• _Problem details_
Look over the lines below. Report each one that includes the string "draw".

• _Input for this task_

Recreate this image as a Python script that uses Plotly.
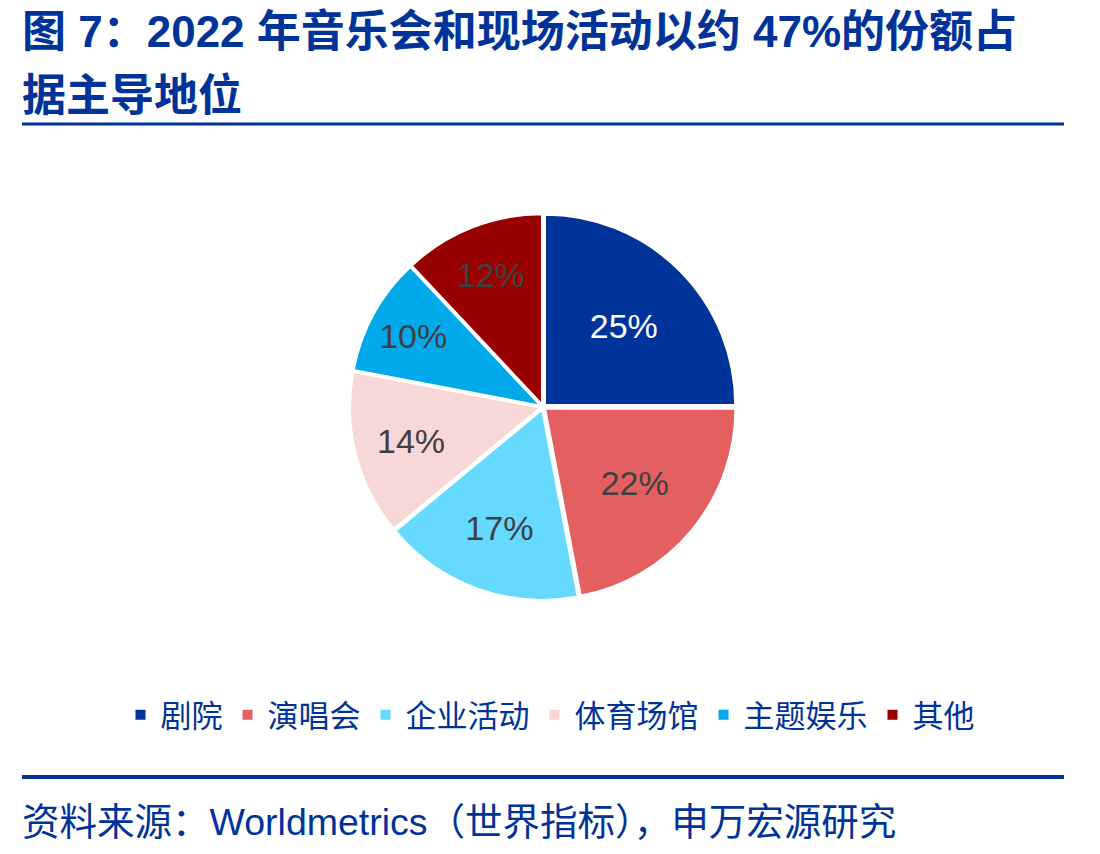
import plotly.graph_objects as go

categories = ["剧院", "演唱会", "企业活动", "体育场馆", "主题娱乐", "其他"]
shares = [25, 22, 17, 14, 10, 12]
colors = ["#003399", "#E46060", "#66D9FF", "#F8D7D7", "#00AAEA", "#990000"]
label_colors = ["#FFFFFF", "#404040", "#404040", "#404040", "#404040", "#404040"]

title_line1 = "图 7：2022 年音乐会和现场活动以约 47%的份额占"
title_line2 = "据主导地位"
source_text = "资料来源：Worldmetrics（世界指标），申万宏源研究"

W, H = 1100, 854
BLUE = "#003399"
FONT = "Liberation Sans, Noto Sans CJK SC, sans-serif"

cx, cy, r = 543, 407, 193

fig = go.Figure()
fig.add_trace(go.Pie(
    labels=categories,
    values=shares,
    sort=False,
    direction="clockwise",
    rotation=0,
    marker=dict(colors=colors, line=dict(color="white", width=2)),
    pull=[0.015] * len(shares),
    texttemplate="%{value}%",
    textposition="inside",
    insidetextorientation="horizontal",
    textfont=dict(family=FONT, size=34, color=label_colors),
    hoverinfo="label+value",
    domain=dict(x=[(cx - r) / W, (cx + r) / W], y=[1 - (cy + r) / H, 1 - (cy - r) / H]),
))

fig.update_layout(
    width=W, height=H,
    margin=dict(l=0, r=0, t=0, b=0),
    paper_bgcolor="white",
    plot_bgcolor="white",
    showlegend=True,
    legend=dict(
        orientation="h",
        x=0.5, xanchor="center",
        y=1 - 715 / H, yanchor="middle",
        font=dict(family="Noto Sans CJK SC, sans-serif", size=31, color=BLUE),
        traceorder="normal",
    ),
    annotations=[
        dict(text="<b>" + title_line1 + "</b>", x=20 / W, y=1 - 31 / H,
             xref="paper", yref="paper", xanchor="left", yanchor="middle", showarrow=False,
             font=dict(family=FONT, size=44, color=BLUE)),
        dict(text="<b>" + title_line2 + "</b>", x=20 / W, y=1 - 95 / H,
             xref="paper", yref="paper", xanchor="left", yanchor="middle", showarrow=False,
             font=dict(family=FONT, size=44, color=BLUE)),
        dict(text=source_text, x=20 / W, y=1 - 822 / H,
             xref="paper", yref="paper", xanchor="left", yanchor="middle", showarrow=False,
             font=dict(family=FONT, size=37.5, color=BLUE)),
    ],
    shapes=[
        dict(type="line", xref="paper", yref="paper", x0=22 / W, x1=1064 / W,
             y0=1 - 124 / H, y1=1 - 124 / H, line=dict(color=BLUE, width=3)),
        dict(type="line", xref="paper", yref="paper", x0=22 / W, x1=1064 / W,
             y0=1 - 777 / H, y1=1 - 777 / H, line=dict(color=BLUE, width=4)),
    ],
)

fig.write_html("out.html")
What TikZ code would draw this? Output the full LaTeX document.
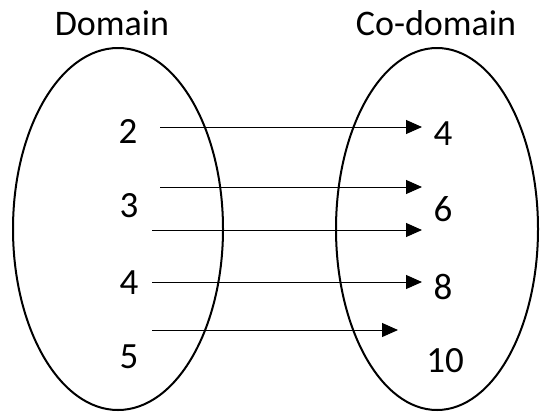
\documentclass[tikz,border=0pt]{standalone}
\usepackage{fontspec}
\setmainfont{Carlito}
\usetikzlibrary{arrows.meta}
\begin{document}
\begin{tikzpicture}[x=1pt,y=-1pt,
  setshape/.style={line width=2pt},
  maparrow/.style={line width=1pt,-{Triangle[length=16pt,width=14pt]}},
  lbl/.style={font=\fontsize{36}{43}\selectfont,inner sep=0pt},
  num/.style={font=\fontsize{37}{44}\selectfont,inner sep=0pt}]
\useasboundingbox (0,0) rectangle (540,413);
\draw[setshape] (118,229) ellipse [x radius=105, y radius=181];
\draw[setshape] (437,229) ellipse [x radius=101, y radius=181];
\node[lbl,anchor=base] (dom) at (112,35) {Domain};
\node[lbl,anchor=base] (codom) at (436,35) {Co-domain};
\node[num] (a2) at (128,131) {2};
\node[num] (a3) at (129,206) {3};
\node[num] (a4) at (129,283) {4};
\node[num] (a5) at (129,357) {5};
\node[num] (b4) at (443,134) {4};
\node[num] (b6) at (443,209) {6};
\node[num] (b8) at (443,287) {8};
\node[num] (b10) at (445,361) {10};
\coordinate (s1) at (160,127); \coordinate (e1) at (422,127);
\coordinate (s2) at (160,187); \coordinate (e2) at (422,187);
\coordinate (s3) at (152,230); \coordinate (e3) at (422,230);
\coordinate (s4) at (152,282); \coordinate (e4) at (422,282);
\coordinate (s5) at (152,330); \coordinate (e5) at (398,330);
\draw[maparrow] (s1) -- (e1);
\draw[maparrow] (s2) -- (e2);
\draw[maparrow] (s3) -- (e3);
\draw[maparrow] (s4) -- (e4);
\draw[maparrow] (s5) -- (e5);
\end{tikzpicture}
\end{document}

==

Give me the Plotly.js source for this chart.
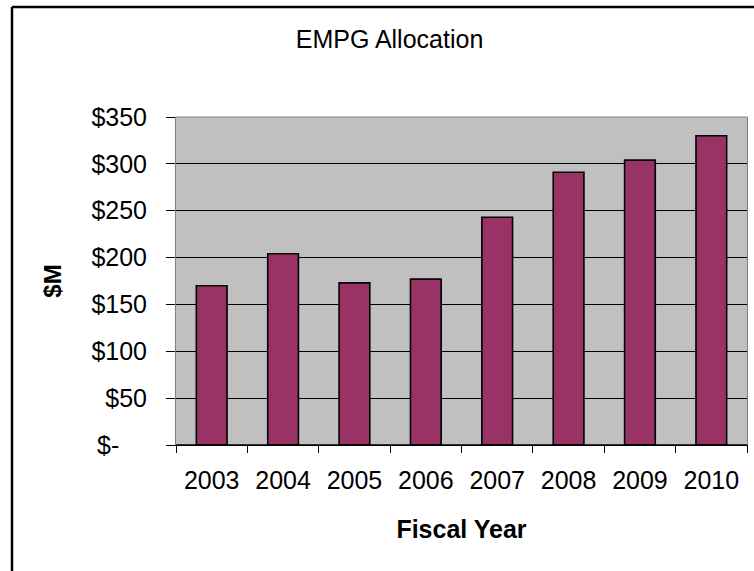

• _Result_
What TikZ code would draw this? Output the full LaTeX document.
\draw[setshape] (118,229) ellipse [x radius=105, y radius=181];
\draw[setshape] (437,229) ellipse [x radius=101, y radius=181];
\draw[maparrow] (s1) -- (e1);
\draw[maparrow] (s2) -- (e2);
\draw[maparrow] (s3) -- (e3);
\draw[maparrow] (s4) -- (e4);
\draw[maparrow] (s5) -- (e5);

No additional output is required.